__Information shown__.
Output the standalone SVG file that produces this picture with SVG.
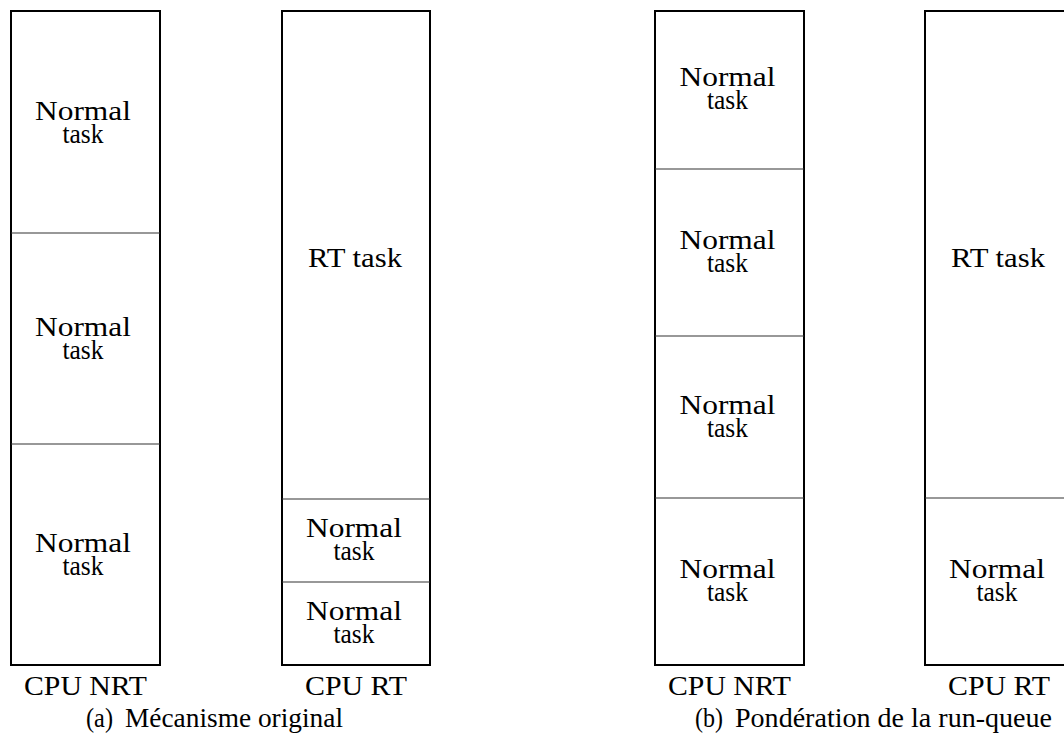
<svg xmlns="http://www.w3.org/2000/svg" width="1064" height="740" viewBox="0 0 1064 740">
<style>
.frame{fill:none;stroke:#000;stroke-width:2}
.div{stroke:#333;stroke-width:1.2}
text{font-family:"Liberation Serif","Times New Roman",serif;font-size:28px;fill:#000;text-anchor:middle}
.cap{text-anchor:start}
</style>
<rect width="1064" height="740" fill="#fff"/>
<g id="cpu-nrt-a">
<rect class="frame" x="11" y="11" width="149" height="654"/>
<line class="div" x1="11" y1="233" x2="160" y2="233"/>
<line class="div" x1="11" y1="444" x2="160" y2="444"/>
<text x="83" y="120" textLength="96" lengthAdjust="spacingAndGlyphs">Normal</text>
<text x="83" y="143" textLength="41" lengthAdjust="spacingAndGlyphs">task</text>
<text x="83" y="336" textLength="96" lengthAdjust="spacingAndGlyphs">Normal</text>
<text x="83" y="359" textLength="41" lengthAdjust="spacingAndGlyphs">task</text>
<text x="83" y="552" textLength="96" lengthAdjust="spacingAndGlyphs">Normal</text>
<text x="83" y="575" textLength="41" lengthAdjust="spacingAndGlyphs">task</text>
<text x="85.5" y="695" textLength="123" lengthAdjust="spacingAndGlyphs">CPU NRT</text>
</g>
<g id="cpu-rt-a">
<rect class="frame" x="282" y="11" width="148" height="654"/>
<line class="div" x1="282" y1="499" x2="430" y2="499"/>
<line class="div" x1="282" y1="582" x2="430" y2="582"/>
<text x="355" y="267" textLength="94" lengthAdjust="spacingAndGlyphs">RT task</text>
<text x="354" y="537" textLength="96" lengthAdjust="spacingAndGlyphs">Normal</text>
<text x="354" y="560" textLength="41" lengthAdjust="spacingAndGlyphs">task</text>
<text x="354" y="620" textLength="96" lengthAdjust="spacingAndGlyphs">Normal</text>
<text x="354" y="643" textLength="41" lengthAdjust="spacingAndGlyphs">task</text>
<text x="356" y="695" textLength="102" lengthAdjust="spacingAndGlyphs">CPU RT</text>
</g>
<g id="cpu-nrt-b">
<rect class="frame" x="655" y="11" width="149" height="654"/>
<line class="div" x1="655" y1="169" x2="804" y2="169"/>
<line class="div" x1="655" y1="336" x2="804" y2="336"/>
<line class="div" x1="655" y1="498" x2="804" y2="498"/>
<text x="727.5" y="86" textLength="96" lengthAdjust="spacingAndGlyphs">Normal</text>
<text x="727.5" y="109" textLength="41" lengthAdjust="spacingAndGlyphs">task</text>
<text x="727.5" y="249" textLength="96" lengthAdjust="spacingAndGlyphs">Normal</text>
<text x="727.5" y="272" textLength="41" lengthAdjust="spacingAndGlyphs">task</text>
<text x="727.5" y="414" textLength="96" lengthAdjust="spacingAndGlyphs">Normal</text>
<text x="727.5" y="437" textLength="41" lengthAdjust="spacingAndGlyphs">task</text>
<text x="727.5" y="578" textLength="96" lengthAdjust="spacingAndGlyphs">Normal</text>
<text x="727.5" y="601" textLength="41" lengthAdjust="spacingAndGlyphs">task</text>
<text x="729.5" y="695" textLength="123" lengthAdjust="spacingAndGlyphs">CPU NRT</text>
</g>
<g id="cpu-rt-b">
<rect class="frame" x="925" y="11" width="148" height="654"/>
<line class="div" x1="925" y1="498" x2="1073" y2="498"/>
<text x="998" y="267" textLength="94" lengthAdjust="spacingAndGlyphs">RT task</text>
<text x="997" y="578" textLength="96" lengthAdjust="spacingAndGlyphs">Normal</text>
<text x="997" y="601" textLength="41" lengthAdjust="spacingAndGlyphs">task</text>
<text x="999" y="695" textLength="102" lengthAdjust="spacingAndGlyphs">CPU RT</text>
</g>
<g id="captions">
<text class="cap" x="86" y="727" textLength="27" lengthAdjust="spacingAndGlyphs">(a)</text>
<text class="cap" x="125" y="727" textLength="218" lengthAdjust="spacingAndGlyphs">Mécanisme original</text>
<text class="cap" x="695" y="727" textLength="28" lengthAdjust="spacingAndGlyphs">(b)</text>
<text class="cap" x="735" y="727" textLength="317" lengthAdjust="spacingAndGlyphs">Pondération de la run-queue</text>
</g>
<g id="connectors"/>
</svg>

__Stated exercise__. Leave the pictures out, and print every line of the listing exactly as written.

__Written answer__.
Output the standalone SVG file that produces this picture with SVG.
<svg xmlns="http://www.w3.org/2000/svg" width="1064" height="740" viewBox="0 0 1064 740">
<style>
.frame{fill:none;stroke:#000;stroke-width:2}
.div{stroke:#333;stroke-width:1.2}
text{font-family:"Liberation Serif","Times New Roman",serif;font-size:28px;fill:#000;text-anchor:middle}
.cap{text-anchor:start}
</style>
<rect width="1064" height="740" fill="#fff"/>
<g id="cpu-nrt-a">
<rect class="frame" x="11" y="11" width="149" height="654"/>
<line class="div" x1="11" y1="233" x2="160" y2="233"/>
<line class="div" x1="11" y1="444" x2="160" y2="444"/>
<text x="83" y="120" textLength="96" lengthAdjust="spacingAndGlyphs">Normal</text>
<text x="83" y="143" textLength="41" lengthAdjust="spacingAndGlyphs">task</text>
<text x="83" y="336" textLength="96" lengthAdjust="spacingAndGlyphs">Normal</text>
<text x="83" y="359" textLength="41" lengthAdjust="spacingAndGlyphs">task</text>
<text x="83" y="552" textLength="96" lengthAdjust="spacingAndGlyphs">Normal</text>
<text x="83" y="575" textLength="41" lengthAdjust="spacingAndGlyphs">task</text>
<text x="85.5" y="695" textLength="123" lengthAdjust="spacingAndGlyphs">CPU NRT</text>
</g>
<g id="cpu-rt-a">
<rect class="frame" x="282" y="11" width="148" height="654"/>
<line class="div" x1="282" y1="499" x2="430" y2="499"/>
<line class="div" x1="282" y1="582" x2="430" y2="582"/>
<text x="355" y="267" textLength="94" lengthAdjust="spacingAndGlyphs">RT task</text>
<text x="354" y="537" textLength="96" lengthAdjust="spacingAndGlyphs">Normal</text>
<text x="354" y="560" textLength="41" lengthAdjust="spacingAndGlyphs">task</text>
<text x="354" y="620" textLength="96" lengthAdjust="spacingAndGlyphs">Normal</text>
<text x="354" y="643" textLength="41" lengthAdjust="spacingAndGlyphs">task</text>
<text x="356" y="695" textLength="102" lengthAdjust="spacingAndGlyphs">CPU RT</text>
</g>
<g id="cpu-nrt-b">
<rect class="frame" x="655" y="11" width="149" height="654"/>
<line class="div" x1="655" y1="169" x2="804" y2="169"/>
<line class="div" x1="655" y1="336" x2="804" y2="336"/>
<line class="div" x1="655" y1="498" x2="804" y2="498"/>
<text x="727.5" y="86" textLength="96" lengthAdjust="spacingAndGlyphs">Normal</text>
<text x="727.5" y="109" textLength="41" lengthAdjust="spacingAndGlyphs">task</text>
<text x="727.5" y="249" textLength="96" lengthAdjust="spacingAndGlyphs">Normal</text>
<text x="727.5" y="272" textLength="41" lengthAdjust="spacingAndGlyphs">task</text>
<text x="727.5" y="414" textLength="96" lengthAdjust="spacingAndGlyphs">Normal</text>
<text x="727.5" y="437" textLength="41" lengthAdjust="spacingAndGlyphs">task</text>
<text x="727.5" y="578" textLength="96" lengthAdjust="spacingAndGlyphs">Normal</text>
<text x="727.5" y="601" textLength="41" lengthAdjust="spacingAndGlyphs">task</text>
<text x="729.5" y="695" textLength="123" lengthAdjust="spacingAndGlyphs">CPU NRT</text>
</g>
<g id="cpu-rt-b">
<rect class="frame" x="925" y="11" width="148" height="654"/>
<line class="div" x1="925" y1="498" x2="1073" y2="498"/>
<text x="998" y="267" textLength="94" lengthAdjust="spacingAndGlyphs">RT task</text>
<text x="997" y="578" textLength="96" lengthAdjust="spacingAndGlyphs">Normal</text>
<text x="997" y="601" textLength="41" lengthAdjust="spacingAndGlyphs">task</text>
<text x="999" y="695" textLength="102" lengthAdjust="spacingAndGlyphs">CPU RT</text>
</g>
<g id="captions">
<text class="cap" x="86" y="727" textLength="27" lengthAdjust="spacingAndGlyphs">(a)</text>
<text class="cap" x="125" y="727" textLength="218" lengthAdjust="spacingAndGlyphs">Mécanisme original</text>
<text class="cap" x="695" y="727" textLength="28" lengthAdjust="spacingAndGlyphs">(b)</text>
<text class="cap" x="735" y="727" textLength="317" lengthAdjust="spacingAndGlyphs">Pondération de la run-queue</text>
</g>
<g id="connectors"/>
</svg>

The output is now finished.